With over 13,000 km of coastline extending from the tropics to the cold-temperate, and a land area four times the size of Texas, WA is bound by the Indian and Southern Oceans. Its waters are home to a rich diversity of ecosystems and wildlife, marine mammals in particular, including migratory great whales, threatened coastal and offshore dolphins, seals and sea lions, and dugongs. The tool-using, alliance-forming Indo-Pacific bottlenose dolphins of the Shark Bay World Heritage Area have been studied longer than any other population of the species. Australian sea lions and long-nosed fur seals are found around the south west, including the waters just off Perth, with occasional visits from elephant seals, leopard seals and subantarctic fur seals. West of Rottnest Island lies the Perth Canyon, where blue whales aggregate. The largest population of humpback whales on the planet migrates past Perth every year, as do southern right whales, moving from calving grounds in the north to feeding grounds down south. While killer whales hunt seasonally for humpback whale calves off the spectacular Ningaloo Reef, they also consistently aggregate in deep water canyons off the south coast.
The diversity and abundance of marine mammals around the vast WA coastline make it an attractive place for both tourism and research, with first rate marine mammal science being conducted state-wide, and by a healthy mix of both local and international institutions. Marine mammal research in WA is conducted by investigators across many sectors including, but not limited to, universities, industry, environmental consulting firms, government agencies and non-government organisations. Furthermore, many citizens are actively engaged in contributing sightings and more detailed data to several well-structured and ongoing citizen science programmes.
Aboriginal ranger programmes are being instigated and bolstered across the state to forge stronger linkages between western science and traditional ecological knowledge. Effective co-management of connections between land and sea-country is a goal to which we aspire.

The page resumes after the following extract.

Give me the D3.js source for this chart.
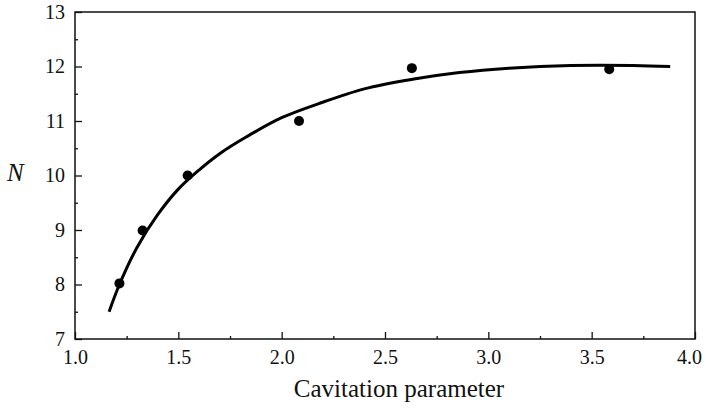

Different aspects of marine mammal research are studied at all four of WA’s major universities (University of Western Australia, Murdoch University, Curtin University and Edith Cowan University). The Oceans Institute at the University of Western Australia also has strong links with marine megafauna researchers at the Australian Institute of Marine Sciences. The foundation for this leading research starts with each university offering undergraduate degrees specialising in an array of areas of the marine sciences, including marine biology, engineering, technology, fisheries and aquaculture, and, of-course, conservation.
WA’s Department of Biodiversity, Conservation and Attractions has a dedicated Marine Science Programme and the WA Marine Science Institute conduct and support marine mammal research, to ensure that the management of Western Australia’s threatened marine fauna and world-class system of marine parks and reserves is based on sound science.
The last few decades in particular have seen an explosion of high-calibre scientific research on WA’s marine mammals, with many publications and policy-influencing reports being disseminated through regional and international outlets, including top-tier journals Nature and Science and the Society’s own Marine Mammal Science.